As I mentioned in a prior post, my sister-in-law asks pointed questions that stay with me for a while. During one of their visits a couple of years ago, she asked me whether I was happy with my life. I responded with a tepid “yes”. This lukewarm response was less to do with an overall assessment of life than with a sense that the past couple of years have been challenging. I haven’t achieved what I hoped I would in my professional life or all that I could have achieved. But in reality, I’m not sure that I would change anything because I have enjoyed the journey.
As a never-married woman who has no children, I think some people assume that I must be unhappy and frustrated – I’m not. Or that I must be terribly self-centered – I don’t think I am. Or that I must be pining for love – I’m not. Or that I must be afraid of having no one to care for me in my old age – well, maybe a little. I’m sure many people would find it all very sad or assume that I’m deluding myself about the need for a relationship, but the reality is that I’m very happy with how things have turned out for me.
Overall, I feel like I am living the life I was meant to live. Some little girls dream of meeting prince charming, having a big wedding and becoming a mother. Even as child, I really didn’t envision getting married or having children – it wasn’t the dream I had for myself. I’ve never been particularly focused on relationships or dating. Many of the activities that I most enjoy are fairly solitary in nature – I’m very much an introvert.
I have everything I need and most things I want – though I would love a magic wand that would quickly finish off my renovations … for no additional cost! I think I could have achieved more, but the jobs that inspired my greatest commitment were not sustainable. I’ve bounced around a bit professionally. I am happy with my job and my work contribution, which is great as many people are not happy with their current position.
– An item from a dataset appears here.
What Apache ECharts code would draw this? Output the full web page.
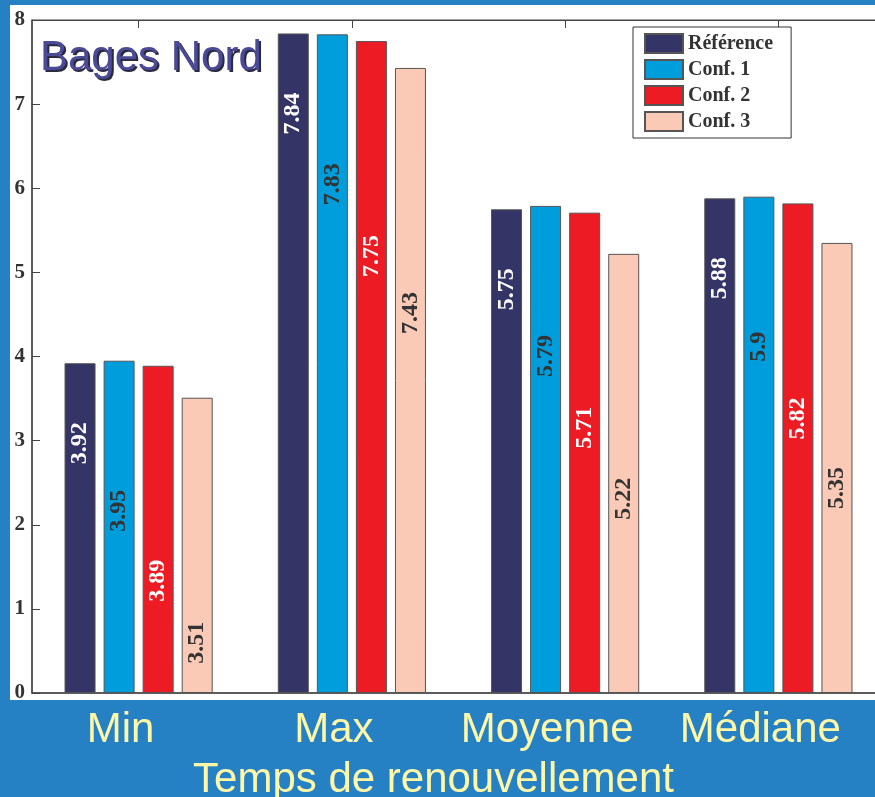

Are there new things I would like to accomplish? Yes, I just have to figure out how to get there and make the decision to focus my attention and energy. This has always been the challenge for me. I find it hard to settle into one thing. I’m interested in many things and see connections between issues, so to me it feels like I’ve connected the dots but others see “bouncing around” and lack of continuity.
As long as I am taking care of my mother, any course changes will be on hold because I don’t have the time or energy to take on something new just yet. The good news is that this gives me some “down time” to figure out what I want and how to get there. I have some ideas and hopefully will be able to take some baby steps over the coming year.